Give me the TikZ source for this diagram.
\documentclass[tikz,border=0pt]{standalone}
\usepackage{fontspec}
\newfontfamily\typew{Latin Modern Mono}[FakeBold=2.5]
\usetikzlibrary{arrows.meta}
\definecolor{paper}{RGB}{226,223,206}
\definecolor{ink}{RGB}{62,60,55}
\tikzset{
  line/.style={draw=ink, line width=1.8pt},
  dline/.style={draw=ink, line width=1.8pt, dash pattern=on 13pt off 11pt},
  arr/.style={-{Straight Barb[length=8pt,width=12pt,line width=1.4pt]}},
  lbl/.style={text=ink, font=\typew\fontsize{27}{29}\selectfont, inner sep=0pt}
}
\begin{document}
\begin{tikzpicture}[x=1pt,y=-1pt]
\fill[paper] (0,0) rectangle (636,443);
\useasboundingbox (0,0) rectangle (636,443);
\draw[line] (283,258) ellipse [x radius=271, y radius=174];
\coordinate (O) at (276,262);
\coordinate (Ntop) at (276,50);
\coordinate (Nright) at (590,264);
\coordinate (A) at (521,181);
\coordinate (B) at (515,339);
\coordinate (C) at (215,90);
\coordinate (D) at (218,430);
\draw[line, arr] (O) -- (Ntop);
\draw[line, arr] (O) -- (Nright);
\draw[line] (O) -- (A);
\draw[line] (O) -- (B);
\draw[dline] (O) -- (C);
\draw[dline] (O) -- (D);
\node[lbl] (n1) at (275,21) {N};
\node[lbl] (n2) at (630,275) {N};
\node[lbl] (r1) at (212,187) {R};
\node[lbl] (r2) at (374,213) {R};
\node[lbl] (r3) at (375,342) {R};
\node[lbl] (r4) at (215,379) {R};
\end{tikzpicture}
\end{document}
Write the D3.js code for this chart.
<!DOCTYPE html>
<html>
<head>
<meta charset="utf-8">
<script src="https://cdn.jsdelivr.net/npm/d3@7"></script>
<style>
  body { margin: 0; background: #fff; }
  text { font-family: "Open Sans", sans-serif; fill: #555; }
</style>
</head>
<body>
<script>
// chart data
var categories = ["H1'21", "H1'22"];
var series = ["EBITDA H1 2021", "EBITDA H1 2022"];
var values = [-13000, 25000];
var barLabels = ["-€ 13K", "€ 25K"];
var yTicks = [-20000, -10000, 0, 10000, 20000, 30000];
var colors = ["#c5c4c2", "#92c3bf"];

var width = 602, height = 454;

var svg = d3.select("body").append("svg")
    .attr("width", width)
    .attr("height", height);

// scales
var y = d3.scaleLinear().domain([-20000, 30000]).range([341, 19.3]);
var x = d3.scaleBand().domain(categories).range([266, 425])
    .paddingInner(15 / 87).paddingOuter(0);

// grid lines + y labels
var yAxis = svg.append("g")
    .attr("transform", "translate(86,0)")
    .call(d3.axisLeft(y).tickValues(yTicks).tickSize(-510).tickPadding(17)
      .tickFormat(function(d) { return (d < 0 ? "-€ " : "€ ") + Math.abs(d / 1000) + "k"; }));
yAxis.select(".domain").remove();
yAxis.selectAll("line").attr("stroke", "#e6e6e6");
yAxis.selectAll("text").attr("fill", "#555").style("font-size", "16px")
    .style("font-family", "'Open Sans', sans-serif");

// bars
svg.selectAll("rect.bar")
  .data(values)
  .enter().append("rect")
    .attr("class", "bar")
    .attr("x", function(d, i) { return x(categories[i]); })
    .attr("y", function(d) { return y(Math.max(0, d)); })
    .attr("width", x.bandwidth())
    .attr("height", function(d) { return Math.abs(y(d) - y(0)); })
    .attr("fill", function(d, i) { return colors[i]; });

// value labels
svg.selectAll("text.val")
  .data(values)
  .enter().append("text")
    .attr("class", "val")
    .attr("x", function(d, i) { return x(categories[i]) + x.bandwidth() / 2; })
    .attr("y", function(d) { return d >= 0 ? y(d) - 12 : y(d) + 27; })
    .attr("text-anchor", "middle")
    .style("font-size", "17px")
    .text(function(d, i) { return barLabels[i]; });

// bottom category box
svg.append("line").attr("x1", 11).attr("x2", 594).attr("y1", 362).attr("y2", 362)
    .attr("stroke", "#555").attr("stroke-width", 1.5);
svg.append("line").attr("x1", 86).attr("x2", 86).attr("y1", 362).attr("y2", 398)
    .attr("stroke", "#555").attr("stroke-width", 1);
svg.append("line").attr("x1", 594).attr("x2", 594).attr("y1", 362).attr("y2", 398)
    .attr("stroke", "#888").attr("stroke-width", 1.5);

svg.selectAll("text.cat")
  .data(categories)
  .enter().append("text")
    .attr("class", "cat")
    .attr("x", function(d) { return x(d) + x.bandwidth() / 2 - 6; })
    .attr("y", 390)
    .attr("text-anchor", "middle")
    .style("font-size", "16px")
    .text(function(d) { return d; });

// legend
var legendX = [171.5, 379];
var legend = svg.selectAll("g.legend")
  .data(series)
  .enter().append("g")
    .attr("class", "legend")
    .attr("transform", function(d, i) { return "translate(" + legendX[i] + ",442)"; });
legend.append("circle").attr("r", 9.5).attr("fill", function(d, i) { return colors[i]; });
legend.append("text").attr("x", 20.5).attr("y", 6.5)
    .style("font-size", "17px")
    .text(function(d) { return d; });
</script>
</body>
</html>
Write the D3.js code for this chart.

- Required task
Write out all of the records above exactly as they appear.

- Solution for this task
Give me the TikZ source for this diagram.
\documentclass[tikz,border=0pt]{standalone}
\usepackage{fontspec}
\newfontfamily\typew{Latin Modern Mono}[FakeBold=2.5]
\usetikzlibrary{arrows.meta}
\definecolor{paper}{RGB}{226,223,206}
\definecolor{ink}{RGB}{62,60,55}
\tikzset{
  line/.style={draw=ink, line width=1.8pt},
  dline/.style={draw=ink, line width=1.8pt, dash pattern=on 13pt off 11pt},
  arr/.style={-{Straight Barb[length=8pt,width=12pt,line width=1.4pt]}},
  lbl/.style={text=ink, font=\typew\fontsize{27}{29}\selectfont, inner sep=0pt}
}
\begin{document}
\begin{tikzpicture}[x=1pt,y=-1pt]
\fill[paper] (0,0) rectangle (636,443);
\useasboundingbox (0,0) rectangle (636,443);
\draw[line] (283,258) ellipse [x radius=271, y radius=174];
\coordinate (O) at (276,262);
\coordinate (Ntop) at (276,50);
\coordinate (Nright) at (590,264);
\coordinate (A) at (521,181);
\coordinate (B) at (515,339);
\coordinate (C) at (215,90);
\coordinate (D) at (218,430);
\draw[line, arr] (O) -- (Ntop);
\draw[line, arr] (O) -- (Nright);
\draw[line] (O) -- (A);
\draw[line] (O) -- (B);
\draw[dline] (O) -- (C);
\draw[dline] (O) -- (D);
\node[lbl] (n1) at (275,21) {N};
\node[lbl] (n2) at (630,275) {N};
\node[lbl] (r1) at (212,187) {R};
\node[lbl] (r2) at (374,213) {R};
\node[lbl] (r3) at (375,342) {R};
\node[lbl] (r4) at (215,379) {R};
\end{tikzpicture}
\end{document}
Write the D3.js code for this chart.
<!DOCTYPE html>
<html>
<head>
<meta charset="utf-8">
<script src="https://cdn.jsdelivr.net/npm/d3@7"></script>
<style>
  body { margin: 0; background: #fff; }
  text { font-family: "Open Sans", sans-serif; fill: #555; }
</style>
</head>
<body>
<script>
// chart data
var categories = ["H1'21", "H1'22"];
var series = ["EBITDA H1 2021", "EBITDA H1 2022"];
var values = [-13000, 25000];
var barLabels = ["-€ 13K", "€ 25K"];
var yTicks = [-20000, -10000, 0, 10000, 20000, 30000];
var colors = ["#c5c4c2", "#92c3bf"];

var width = 602, height = 454;

var svg = d3.select("body").append("svg")
    .attr("width", width)
    .attr("height", height);

// scales
var y = d3.scaleLinear().domain([-20000, 30000]).range([341, 19.3]);
var x = d3.scaleBand().domain(categories).range([266, 425])
    .paddingInner(15 / 87).paddingOuter(0);

// grid lines + y labels
var yAxis = svg.append("g")
    .attr("transform", "translate(86,0)")
    .call(d3.axisLeft(y).tickValues(yTicks).tickSize(-510).tickPadding(17)
      .tickFormat(function(d) { return (d < 0 ? "-€ " : "€ ") + Math.abs(d / 1000) + "k"; }));
yAxis.select(".domain").remove();
yAxis.selectAll("line").attr("stroke", "#e6e6e6");
yAxis.selectAll("text").attr("fill", "#555").style("font-size", "16px")
    .style("font-family", "'Open Sans', sans-serif");

// bars
svg.selectAll("rect.bar")
  .data(values)
  .enter().append("rect")
    .attr("class", "bar")
    .attr("x", function(d, i) { return x(categories[i]); })
    .attr("y", function(d) { return y(Math.max(0, d)); })
    .attr("width", x.bandwidth())
    .attr("height", function(d) { return Math.abs(y(d) - y(0)); })
    .attr("fill", function(d, i) { return colors[i]; });

// value labels
svg.selectAll("text.val")
  .data(values)
  .enter().append("text")
    .attr("class", "val")
    .attr("x", function(d, i) { return x(categories[i]) + x.bandwidth() / 2; })
    .attr("y", function(d) { return d >= 0 ? y(d) - 12 : y(d) + 27; })
    .attr("text-anchor", "middle")
    .style("font-size", "17px")
    .text(function(d, i) { return barLabels[i]; });

// bottom category box
svg.append("line").attr("x1", 11).attr("x2", 594).attr("y1", 362).attr("y2", 362)
    .attr("stroke", "#555").attr("stroke-width", 1.5);
svg.append("line").attr("x1", 86).attr("x2", 86).attr("y1", 362).attr("y2", 398)
    .attr("stroke", "#555").attr("stroke-width", 1);
svg.append("line").attr("x1", 594).attr("x2", 594).attr("y1", 362).attr("y2", 398)
    .attr("stroke", "#888").attr("stroke-width", 1.5);

svg.selectAll("text.cat")
  .data(categories)
  .enter().append("text")
    .attr("class", "cat")
    .attr("x", function(d) { return x(d) + x.bandwidth() / 2 - 6; })
    .attr("y", 390)
    .attr("text-anchor", "middle")
    .style("font-size", "16px")
    .text(function(d) { return d; });

// legend
var legendX = [171.5, 379];
var legend = svg.selectAll("g.legend")
  .data(series)
  .enter().append("g")
    .attr("class", "legend")
    .attr("transform", function(d, i) { return "translate(" + legendX[i] + ",442)"; });
legend.append("circle").attr("r", 9.5).attr("fill", function(d, i) { return colors[i]; });
legend.append("text").attr("x", 20.5).attr("y", 6.5)
    .style("font-size", "17px")
    .text(function(d) { return d; });
</script>
</body>
</html>
Write the D3.js code for this chart.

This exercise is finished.